## Given exercise
Extract each line of the material that follows exactly and omit its pictures.

* START *

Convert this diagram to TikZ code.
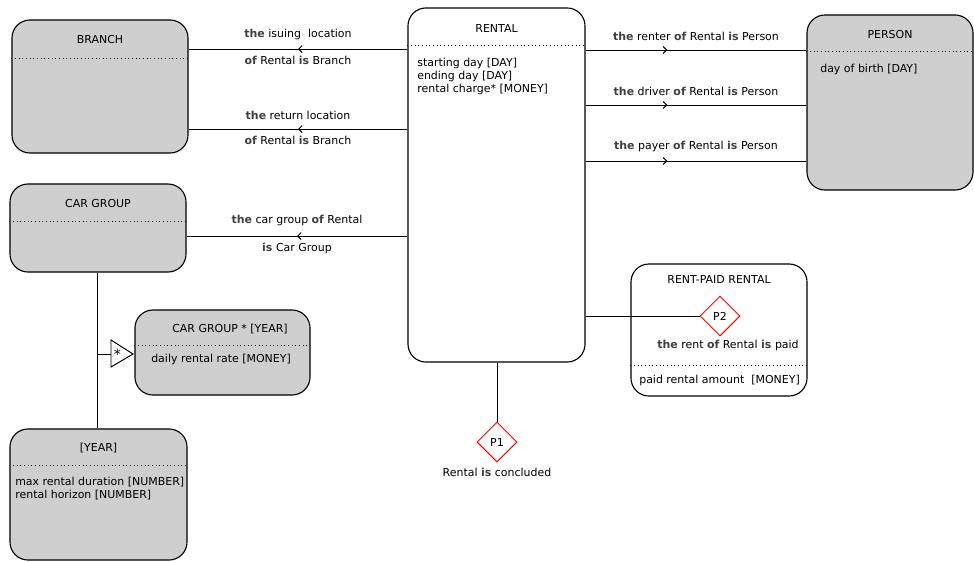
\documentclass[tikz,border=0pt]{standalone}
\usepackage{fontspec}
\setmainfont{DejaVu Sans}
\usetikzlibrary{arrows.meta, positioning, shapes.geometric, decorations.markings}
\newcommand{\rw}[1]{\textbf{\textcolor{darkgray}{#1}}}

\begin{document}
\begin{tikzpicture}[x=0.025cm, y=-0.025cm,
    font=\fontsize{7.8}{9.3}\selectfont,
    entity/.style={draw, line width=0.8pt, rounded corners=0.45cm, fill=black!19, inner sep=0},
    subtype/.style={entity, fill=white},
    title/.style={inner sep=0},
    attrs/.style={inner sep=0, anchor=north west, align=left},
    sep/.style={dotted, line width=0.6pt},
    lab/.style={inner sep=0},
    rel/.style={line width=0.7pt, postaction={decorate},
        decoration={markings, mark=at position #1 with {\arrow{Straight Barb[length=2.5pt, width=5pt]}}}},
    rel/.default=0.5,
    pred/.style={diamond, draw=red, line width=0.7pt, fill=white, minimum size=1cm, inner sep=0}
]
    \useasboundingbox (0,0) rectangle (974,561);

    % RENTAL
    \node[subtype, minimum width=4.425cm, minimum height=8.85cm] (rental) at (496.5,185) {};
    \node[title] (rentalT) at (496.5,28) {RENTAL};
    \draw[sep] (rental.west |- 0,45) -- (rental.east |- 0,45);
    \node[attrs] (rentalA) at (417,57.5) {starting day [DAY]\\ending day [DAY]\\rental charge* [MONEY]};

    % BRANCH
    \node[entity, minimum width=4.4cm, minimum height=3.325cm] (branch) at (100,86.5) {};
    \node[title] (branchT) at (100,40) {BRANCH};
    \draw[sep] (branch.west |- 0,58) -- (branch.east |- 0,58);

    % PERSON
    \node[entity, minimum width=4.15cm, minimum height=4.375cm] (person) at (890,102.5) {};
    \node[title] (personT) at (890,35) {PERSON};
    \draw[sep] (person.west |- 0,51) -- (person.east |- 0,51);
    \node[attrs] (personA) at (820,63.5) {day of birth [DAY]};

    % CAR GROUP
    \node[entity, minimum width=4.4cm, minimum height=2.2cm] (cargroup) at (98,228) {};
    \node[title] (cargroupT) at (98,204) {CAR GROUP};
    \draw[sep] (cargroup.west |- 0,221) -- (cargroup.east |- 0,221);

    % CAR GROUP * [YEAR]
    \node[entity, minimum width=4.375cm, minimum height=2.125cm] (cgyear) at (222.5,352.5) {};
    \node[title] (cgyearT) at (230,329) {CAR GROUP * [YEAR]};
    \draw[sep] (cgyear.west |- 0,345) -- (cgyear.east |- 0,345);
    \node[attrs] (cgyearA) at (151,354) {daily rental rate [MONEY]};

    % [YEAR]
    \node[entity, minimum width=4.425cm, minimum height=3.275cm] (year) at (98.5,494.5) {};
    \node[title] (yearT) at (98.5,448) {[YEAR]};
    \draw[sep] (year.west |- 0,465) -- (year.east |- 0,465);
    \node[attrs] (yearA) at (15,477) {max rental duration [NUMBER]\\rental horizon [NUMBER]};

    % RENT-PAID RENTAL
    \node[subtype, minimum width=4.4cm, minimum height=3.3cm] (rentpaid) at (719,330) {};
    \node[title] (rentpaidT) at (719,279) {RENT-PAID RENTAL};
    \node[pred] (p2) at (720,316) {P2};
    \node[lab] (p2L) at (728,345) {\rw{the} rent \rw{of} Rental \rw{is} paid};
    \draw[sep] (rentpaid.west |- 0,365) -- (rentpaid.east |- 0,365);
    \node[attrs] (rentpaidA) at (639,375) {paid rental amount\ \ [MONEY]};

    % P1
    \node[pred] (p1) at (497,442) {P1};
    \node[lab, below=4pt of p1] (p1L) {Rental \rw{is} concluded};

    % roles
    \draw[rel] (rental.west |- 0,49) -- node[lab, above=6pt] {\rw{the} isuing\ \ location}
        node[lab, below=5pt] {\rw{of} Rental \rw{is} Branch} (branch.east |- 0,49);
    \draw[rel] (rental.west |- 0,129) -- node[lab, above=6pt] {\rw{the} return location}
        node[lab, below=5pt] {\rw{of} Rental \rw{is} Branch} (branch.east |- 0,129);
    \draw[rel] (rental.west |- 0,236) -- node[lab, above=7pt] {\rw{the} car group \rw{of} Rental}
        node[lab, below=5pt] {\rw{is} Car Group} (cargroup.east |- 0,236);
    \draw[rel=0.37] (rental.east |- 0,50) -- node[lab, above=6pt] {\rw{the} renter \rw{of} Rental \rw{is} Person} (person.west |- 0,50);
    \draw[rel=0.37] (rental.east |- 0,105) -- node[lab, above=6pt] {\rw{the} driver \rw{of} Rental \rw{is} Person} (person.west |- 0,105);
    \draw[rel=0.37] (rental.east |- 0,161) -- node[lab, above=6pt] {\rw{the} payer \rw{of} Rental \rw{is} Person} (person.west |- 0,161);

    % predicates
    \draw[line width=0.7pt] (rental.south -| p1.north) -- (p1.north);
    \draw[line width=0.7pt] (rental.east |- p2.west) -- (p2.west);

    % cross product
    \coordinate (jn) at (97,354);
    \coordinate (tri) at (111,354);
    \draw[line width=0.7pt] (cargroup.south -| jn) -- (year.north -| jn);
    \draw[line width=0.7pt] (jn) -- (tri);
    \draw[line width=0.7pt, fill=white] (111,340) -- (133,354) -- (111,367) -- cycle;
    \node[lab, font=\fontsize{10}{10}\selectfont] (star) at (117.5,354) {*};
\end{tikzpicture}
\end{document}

* END *

## Complete answer
Convert this diagram to TikZ code.
\documentclass[tikz,border=0pt]{standalone}
\usepackage{fontspec}
\setmainfont{DejaVu Sans}
\usetikzlibrary{arrows.meta, positioning, shapes.geometric, decorations.markings}
\newcommand{\rw}[1]{\textbf{\textcolor{darkgray}{#1}}}

\begin{document}
\begin{tikzpicture}[x=0.025cm, y=-0.025cm,
    font=\fontsize{7.8}{9.3}\selectfont,
    entity/.style={draw, line width=0.8pt, rounded corners=0.45cm, fill=black!19, inner sep=0},
    subtype/.style={entity, fill=white},
    title/.style={inner sep=0},
    attrs/.style={inner sep=0, anchor=north west, align=left},
    sep/.style={dotted, line width=0.6pt},
    lab/.style={inner sep=0},
    rel/.style={line width=0.7pt, postaction={decorate},
        decoration={markings, mark=at position #1 with {\arrow{Straight Barb[length=2.5pt, width=5pt]}}}},
    rel/.default=0.5,
    pred/.style={diamond, draw=red, line width=0.7pt, fill=white, minimum size=1cm, inner sep=0}
]
    \useasboundingbox (0,0) rectangle (974,561);

    % RENTAL
    \node[subtype, minimum width=4.425cm, minimum height=8.85cm] (rental) at (496.5,185) {};
    \node[title] (rentalT) at (496.5,28) {RENTAL};
    \draw[sep] (rental.west |- 0,45) -- (rental.east |- 0,45);
    \node[attrs] (rentalA) at (417,57.5) {starting day [DAY]\\ending day [DAY]\\rental charge* [MONEY]};

    % BRANCH
    \node[entity, minimum width=4.4cm, minimum height=3.325cm] (branch) at (100,86.5) {};
    \node[title] (branchT) at (100,40) {BRANCH};
    \draw[sep] (branch.west |- 0,58) -- (branch.east |- 0,58);

    % PERSON
    \node[entity, minimum width=4.15cm, minimum height=4.375cm] (person) at (890,102.5) {};
    \node[title] (personT) at (890,35) {PERSON};
    \draw[sep] (person.west |- 0,51) -- (person.east |- 0,51);
    \node[attrs] (personA) at (820,63.5) {day of birth [DAY]};

    % CAR GROUP
    \node[entity, minimum width=4.4cm, minimum height=2.2cm] (cargroup) at (98,228) {};
    \node[title] (cargroupT) at (98,204) {CAR GROUP};
    \draw[sep] (cargroup.west |- 0,221) -- (cargroup.east |- 0,221);

    % CAR GROUP * [YEAR]
    \node[entity, minimum width=4.375cm, minimum height=2.125cm] (cgyear) at (222.5,352.5) {};
    \node[title] (cgyearT) at (230,329) {CAR GROUP * [YEAR]};
    \draw[sep] (cgyear.west |- 0,345) -- (cgyear.east |- 0,345);
    \node[attrs] (cgyearA) at (151,354) {daily rental rate [MONEY]};

    % [YEAR]
    \node[entity, minimum width=4.425cm, minimum height=3.275cm] (year) at (98.5,494.5) {};
    \node[title] (yearT) at (98.5,448) {[YEAR]};
    \draw[sep] (year.west |- 0,465) -- (year.east |- 0,465);
    \node[attrs] (yearA) at (15,477) {max rental duration [NUMBER]\\rental horizon [NUMBER]};

    % RENT-PAID RENTAL
    \node[subtype, minimum width=4.4cm, minimum height=3.3cm] (rentpaid) at (719,330) {};
    \node[title] (rentpaidT) at (719,279) {RENT-PAID RENTAL};
    \node[pred] (p2) at (720,316) {P2};
    \node[lab] (p2L) at (728,345) {\rw{the} rent \rw{of} Rental \rw{is} paid};
    \draw[sep] (rentpaid.west |- 0,365) -- (rentpaid.east |- 0,365);
    \node[attrs] (rentpaidA) at (639,375) {paid rental amount\ \ [MONEY]};

    % P1
    \node[pred] (p1) at (497,442) {P1};
    \node[lab, below=4pt of p1] (p1L) {Rental \rw{is} concluded};

    % roles
    \draw[rel] (rental.west |- 0,49) -- node[lab, above=6pt] {\rw{the} isuing\ \ location}
        node[lab, below=5pt] {\rw{of} Rental \rw{is} Branch} (branch.east |- 0,49);
    \draw[rel] (rental.west |- 0,129) -- node[lab, above=6pt] {\rw{the} return location}
        node[lab, below=5pt] {\rw{of} Rental \rw{is} Branch} (branch.east |- 0,129);
    \draw[rel] (rental.west |- 0,236) -- node[lab, above=7pt] {\rw{the} car group \rw{of} Rental}
        node[lab, below=5pt] {\rw{is} Car Group} (cargroup.east |- 0,236);
    \draw[rel=0.37] (rental.east |- 0,50) -- node[lab, above=6pt] {\rw{the} renter \rw{of} Rental \rw{is} Person} (person.west |- 0,50);
    \draw[rel=0.37] (rental.east |- 0,105) -- node[lab, above=6pt] {\rw{the} driver \rw{of} Rental \rw{is} Person} (person.west |- 0,105);
    \draw[rel=0.37] (rental.east |- 0,161) -- node[lab, above=6pt] {\rw{the} payer \rw{of} Rental \rw{is} Person} (person.west |- 0,161);

    % predicates
    \draw[line width=0.7pt] (rental.south -| p1.north) -- (p1.north);
    \draw[line width=0.7pt] (rental.east |- p2.west) -- (p2.west);

    % cross product
    \coordinate (jn) at (97,354);
    \coordinate (tri) at (111,354);
    \draw[line width=0.7pt] (cargroup.south -| jn) -- (year.north -| jn);
    \draw[line width=0.7pt] (jn) -- (tri);
    \draw[line width=0.7pt, fill=white] (111,340) -- (133,354) -- (111,367) -- cycle;
    \node[lab, font=\fontsize{10}{10}\selectfont] (star) at (117.5,354) {*};
\end{tikzpicture}
\end{document}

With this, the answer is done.